The three kinds of regular coffee and one kind of decaf are self-serve at the Beanery, a small chain whose two San Francisco locations are within spitting distance of each other. I tried a chocolate muffin, which was rather dry, and a slice of zucchinni bread, which wasn't bad. The coffee was pretty good and very hot. I love the free newspapers, the way the sunlight streams in through the front windows on a nice day, and the tabletops, which are inlaid with coffee beans. If you care about maintaining the character of the neighborhood, you'll skip Starbucks and visit the Beanery instead.

1307 9th Ave(Inner Sunset)
San Francisco, CA 94122

Also at:
602 Irving St (Inner Sunset)
San Francisco, CA 94122

Tart to Tart
Not surprisingly, this place serves lots of tarts. I tried the apricot almond tart, which was good but would have been better served warm. Tart to Tart is one of the only places in the neighborhood that's open late, and as such, it's pretty busy even at midnight on a Friday. The atmosphere isn't too enticing--it's noisy and bright in a bad way--so maybe you should get your food to go, take it home, and warm it up.
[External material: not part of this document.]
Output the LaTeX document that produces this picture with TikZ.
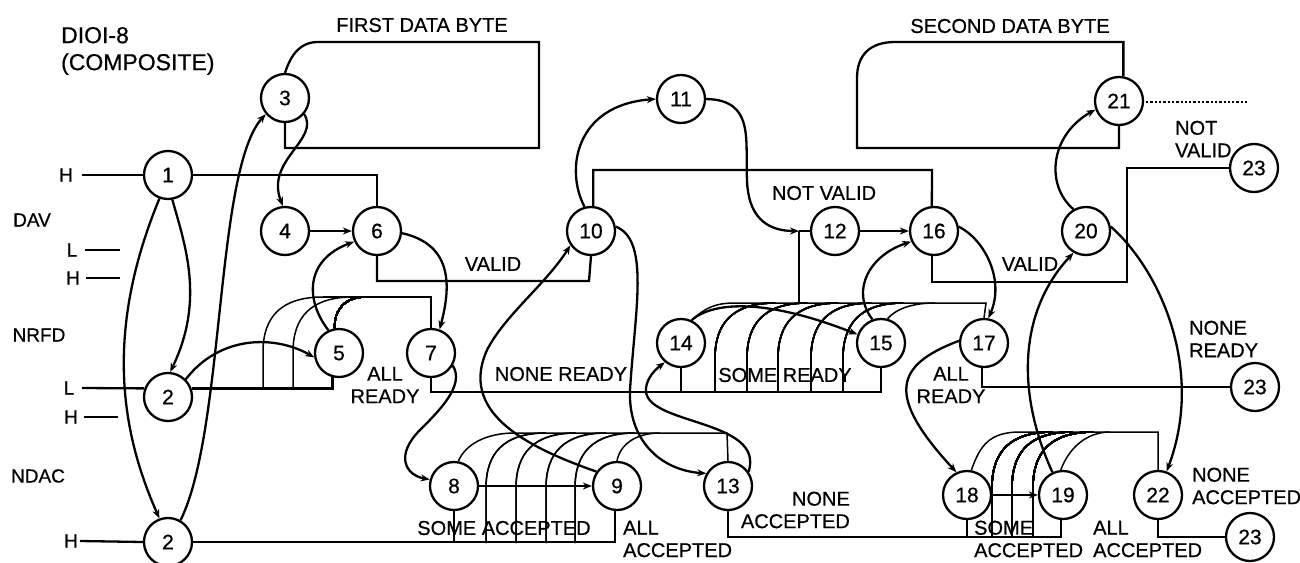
\documentclass[tikz,border=0pt]{standalone}
\usepackage{fontspec}
\setmainfont[RawFeature={embolden=0.6}]{Liberation Sans}
\usetikzlibrary{arrows.meta}

\begin{document}
\begin{tikzpicture}[x=1pt, y=-1pt, line width=2.3pt, >={Stealth[length=9pt,width=7pt]},
      st/.style={draw, circle, fill=white, minimum size=48pt, inner sep=0pt, font=\fontsize{21}{23}\selectfont},
      lbl/.style={inner sep=0pt, align=center, font=\fontsize{20}{22.5}\selectfont},
      lft/.style={lbl, anchor=west, align=left},
      sig/.style={lbl, font=\fontsize{19}{21}\selectfont},
      fan/.style={line width=1.5pt}]

    \useasboundingbox (0,0) rectangle (1300,562);

    % State circles
    \node[st] (s1)  at (168, 175) {1};
    \node[st] (s2)  at (168, 397) {2};
    \node[st] (s2b) at (168, 542) {2};
    \node[st] (s3)  at (285, 98)  {3};
    \node[st] (s4)  at (285, 231) {4};
    \node[st] (s5)  at (339, 353) {5};
    \node[st] (s6)  at (377, 231) {6};
    \node[st] (s7)  at (431, 353) {7};
    \node[st] (s8)  at (454, 486) {8};
    \node[st] (s9)  at (617, 486) {9};
    \node[st] (s10) at (591, 231) {10};
    \node[st] (s11) at (681, 99)  {11};
    \node[st] (s12) at (835, 231) {12};
    \node[st] (s13) at (728, 486) {13};
    \node[st] (s14) at (681, 343) {14};
    \node[st] (s15) at (881, 343) {15};
    \node[st] (s16) at (934, 231) {16};
    \node[st] (s17) at (984, 343) {17};
    \node[st] (s18) at (967, 495) {18};
    \node[st] (s19) at (1063, 495) {19};
    \node[st] (s20) at (1086, 231) {20};
    \node[st] (s21) at (1119, 101) {21};
    \node[st] (s22) at (1158, 495) {22};
    \node[st] (t23a) at (1254, 168) {23};
    \node[st] (t23b) at (1255, 387) {23};
    \node[st] (t23c) at (1250, 537) {23};

    % Bus rows
    \coordinate (rowb) at (0, 392);
    \coordinate (rowd) at (0, 543);
    \coordinate (rowe) at (0, 303);
    \coordinate (rowg) at (0, 537);
    \coordinate (jn12) at (799, 231);

    % Signal levels
    \node[sig] (txdav)  at (32, 220)  {DAV};
    \node[sig] (txnrfd) at (39, 335)  {NRFD};
    \node[sig] (txndac) at (38, 476)  {NDAC};
    \node[sig] (lv1) at (66, 175) {H};
    \node[sig] (lv2) at (72, 250) {L};
    \node[sig] (lv3) at (73, 278) {H};
    \node[sig] (lv4) at (69, 388) {L};
    \node[sig] (lv5) at (71, 417) {H};
    \node[sig] (lv6) at (71, 541) {H};
    \coordinate (lv2e) at (120, 250);
    \coordinate (lv3e) at (120, 278);
    \coordinate (lv5e) at (118, 417);
    \draw (lv1) ++(16,0) -- (s1.west);
    \draw (lv2) ++(13,0) -- (lv2e);
    \draw (lv3) ++(13,0) -- (lv3e);
    \draw (lv4) ++(13,0) -- (s2.160);
    \draw (lv5) ++(13,0) -- (lv5e);
    \draw (lv6) ++(9,0) -- (s2b.west);

    % Signal lines
    \draw (s1.east) -| (s6.north);
    \draw (s3.north) .. controls (290,58) and (298,42) .. (318,42) -- (539,42) -- (539,148) -- (s3.south |- 0,148) -- (s3.south);
    \draw (s6.south) |- (589,281) -- (s10.270);
    \draw (s10.85) |- (932,170) -- (s16.95);
    \draw (s16.265) |- (1127,282) |- (t23a.west);
    \draw (s21.80) |- (895,42) .. controls (870,42) and (857,55) .. (857,78) -- (857,148) -| (s21.270);
    \draw[dotted, line cap=butt] (s21.east) ++(2,1) -- ++(102,0);
    \draw (s17.265) |- (t23b.west);
    \draw (s22.south) |- (t23c.west);
    \draw (s2.20) -| (s5.255);
    \draw (s7.south) |- (s15.south |- rowb) -- (s15.south);
    \draw (s2b.east) -| (s9.265);
    \draw (s13.south) |- (s19.265 |- rowg) -- (s19.265);

    % Fan macro: #1=x, #2=lower row, #3=upper row
    \newcommand{\fanline}[3]{%
        \draw[fan] (#1,#2) -- (#1,#3+55) .. controls (#1,#3+20) and (#1+18,#3) .. (#1+60,#3);
    }
    \foreach \fx in {263,293} \fanline{\fx}{389}{297}
    \foreach \fx in {486,516,546,575} \fanline{\fx}{543}{433}
    \foreach \fx in {715,747,778,811,843} \fanline{\fx}{392}{303}
    \foreach \fx in {992,1012,1033} \fanline{\fx}{537}{432}
    \draw[fan] (s5.100) .. controls (334,310) and (345,297) .. (365,297);
    \draw[fan] (323,297) -- (431,297) -- (s7.north);
    \draw[fan] (s8.80) .. controls (465,445) and (485,433) .. (515,433) -- (727,433) -- (s13.north);
    \draw[fan] (s9.90) .. controls (620,445) and (635,433) .. (660,433);
    \draw[fan] (s14.65) .. controls (705,308) and (715,303) .. (735,303) -- (986,303) -- (s17.north);
    \draw[fan] (s15.75) .. controls (895,310) and (910,303) .. (935,303);
    \draw[fan] (s18.80) .. controls (980,445) and (990,432) .. (1020,432) -- (1158,432) -- (s22.north);
    \draw[fan] (s19.95) .. controls (1068,450) and (1085,432) .. (1110,432);
    \draw[fan] (s14.south) -- (s14.south |- rowb);
    \draw[fan] (s8.south) -- (s8.south |- rowd);
    \draw[fan] (s18.south) -- (s18.south |- rowg);
    \draw[fan] (jn12) -- (jn12 |- rowe);

    % Transitions
    \draw[->] (s1.280) .. controls (185,245) and (205,300) .. (s2.85);
    \draw[->] (s1.250) .. controls (105,330) and (120,430) .. (s2b.110);
    \draw[->] (s2b.60) .. controls (225,430) and (215,170) .. (s3.220);
    \draw[->] (s3.320) .. controls (320,140) and (265,160) .. (s4.95);
    \draw[->] (s4.east) -- (s6.west);
    \draw[->] (s2.45) .. controls (220,335) and (275,335) .. (s5.190);
    \draw[->] (s5.115) .. controls (305,300) and (305,260) .. (s6.205);
    \draw[->] (s6.355) .. controls (455,245) and (450,290) .. (s7.70);
    \draw[->] (s7.330) .. controls (465,385) and (440,410) .. (420,430) .. controls (395,455) and (405,475) .. (s8.165);
    \draw[->] (s8.east) -- (s9.west);
    \draw[->] (s9.145) .. controls (520,445) and (460,410) .. (487,350) .. controls (505,315) and (545,285) .. (s10.215);
    \draw[->] (s10.105) .. controls (565,170) and (575,105) .. (s11.west);
    \draw[->] (s10.10) .. controls (650,240) and (635,310) .. (630,390) .. controls (628,440) and (660,470) .. (s13.150);
    \draw[->] (s11.east) .. controls (755,100) and (745,140) .. (747,180) .. controls (748,215) and (765,231) .. (jn12);
    \draw (jn12) -- (s12.west);
    \draw[->] (s12.east) -- (s16.west);
    \draw[->] (s13.35) .. controls (765,420) and (650,425) .. (646,392) .. controls (645,382) and (652,372) .. (s14.230);
    \draw[->] (s14.65) .. controls (715,300) and (770,300) .. (s15.160);
    \draw[->] (s15.110) .. controls (850,290) and (870,255) .. (s16.205);
    \draw[->] (s16.10) .. controls (985,240) and (1005,280) .. (s17.80);
    \draw[->] (s17.175) .. controls (895,365) and (885,395) .. (s18.115);
    \draw[->] (s18.east) -- (s19.west);
    \draw[->] (s19.115) .. controls (1015,390) and (1020,310) .. (s20.240);
    \draw[->] (s20.120) .. controls (1045,185) and (1050,135) .. (s21.200);
    \draw[->] (s20.10) .. controls (1160,270) and (1205,370) .. (s22.70);

    % Labels
    \node[lft, font=\fontsize{23}{27}\selectfont] (txtitle) at (60, 51) {DIOI-8\\(COMPOSITE)};
    \node[lbl] (txfirst)  at (422, 25)  {FIRST DATA BYTE};
    \node[lbl] (txsecond) at (1010, 26) {SECOND DATA BYTE};
    \node[lbl] (txvalida) at (493, 264) {VALID};
    \node[lbl] (txvalidb) at (1030, 264) {VALID};
    \node[lbl] (txnotv)   at (824, 193) {NOT VALID};
    \node[lft] (txnotvb)  at (1174, 139) {NOT\\VALID};
    \node[lbl] (txallr)   at (385, 385) {ALL\\READY};
    \node[lbl] (txnoner)  at (561, 374) {NONE READY};
    \node[lbl] (txsomer)  at (785, 375) {SOME READY};
    \node[lbl] (txallrb)  at (951, 385) {ALL\\READY};
    \node[lft] (txnonerb) at (1188, 339) {NONE\\READY};
    \node[lft] (txnonea)  at (1191, 486) {NONE\\ACCEPTED};
    \node[anchor=east, lbl, align=right] (txnoneab) at (851, 510) {NONE\\ACCEPTED};
    \node[lbl] (txsomea)  at (504, 528) {SOME ACCEPTED};
    \node[lft] (txalla)   at (622, 539) {ALL\\ACCEPTED};
    \node[lft] (txsomeb)  at (973, 539) {SOME\\ACCEPTED};
    \node[lft] (txallb)   at (1092, 539) {ALL\\ACCEPTED};

\end{tikzpicture}
\end{document}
Tart to Tart (Inner Sunset)
641 Irving Street
San Francisco, CA 94122

Naan and Curry
Naan and Curry serves both Indian and Pakistani cuisine, according to their menu, but almost all of the dishes were the same things you'll find on any Indian-only restaurant. The naan got hard quickly and didn't taste very good. The restaurant was very busy and some of the patrons looked Indian, so the food must be reasonably authentic. The quirky thing about Naan and Curry that you should really know before you go is that it's self-serve: you get your own plates, silverware, cups, and drinks from a cubbyhole in in the far corner of the restaurant. The creamy chai is quite good once you add some sugar (and it's free!). After you order, you'll get assigned a table and your food will be brought to you. Your meal ticket will be returned to you after all the food has arrived--save this, because you'll need to take it to the register with you to pay. The lamb chops were spicy and delicious (but not enough for a meal, despite the dish's placement in the entree section). I also liked the palak paneer, but found the lamb with bitter melon (possibly a Pakistani dish, as I've never seen it before and I've never had Pakistani food before) to be greasy and full of bones. My order got screwed up and took a long time to arrive, which dampened an otherwise good experience. The huge murals and loud modern Indian music really liven up an otherwise drab space. The music was so good that I wanted to get up and dance.

Naan and Curry
Multiple locations
This review refers to the Inner Sunset location.
642 Irving St
San Francisco, CA 94122

Bodega Bistro
Bodega Bistro serves some of the best Vietnamese food I've ever consumed. The papaya salad with bits of beef jerky is sweet and refreshing. The intense iced coffee comes pre-mixed and is twice the usual portion size. The pho is rich and complex. Despite its Tenderloin address, you should have no problems visiting Bodega Bistro during the day as long as you keep your eyes open--the streets are a little empty, but Little Saigon is not in the part of the Tenderloin that you really want to avoid. Inside, the bright violet walls provide more atmosphere than you'll find at most Vietnamese restaurants, but the prices are still stunningly low.

Bodega Bistro
607 Larkin St. (Tenderloin)
San Francisco, CA


Restaurant Review #151: Senor Fred, Sherman Oaks

Cheese enchilada plate

Should you be afraid to eat Mexican food at a Zagat-rated place named Senor Fred? It depends on what you're looking for. In some ways, Senor Fred exceeds expectations: the margaritas are strong, the chips are thick, the salsa is spicy, and the atmosphere is a pleasant departure from the usual cheesy Mexican theme.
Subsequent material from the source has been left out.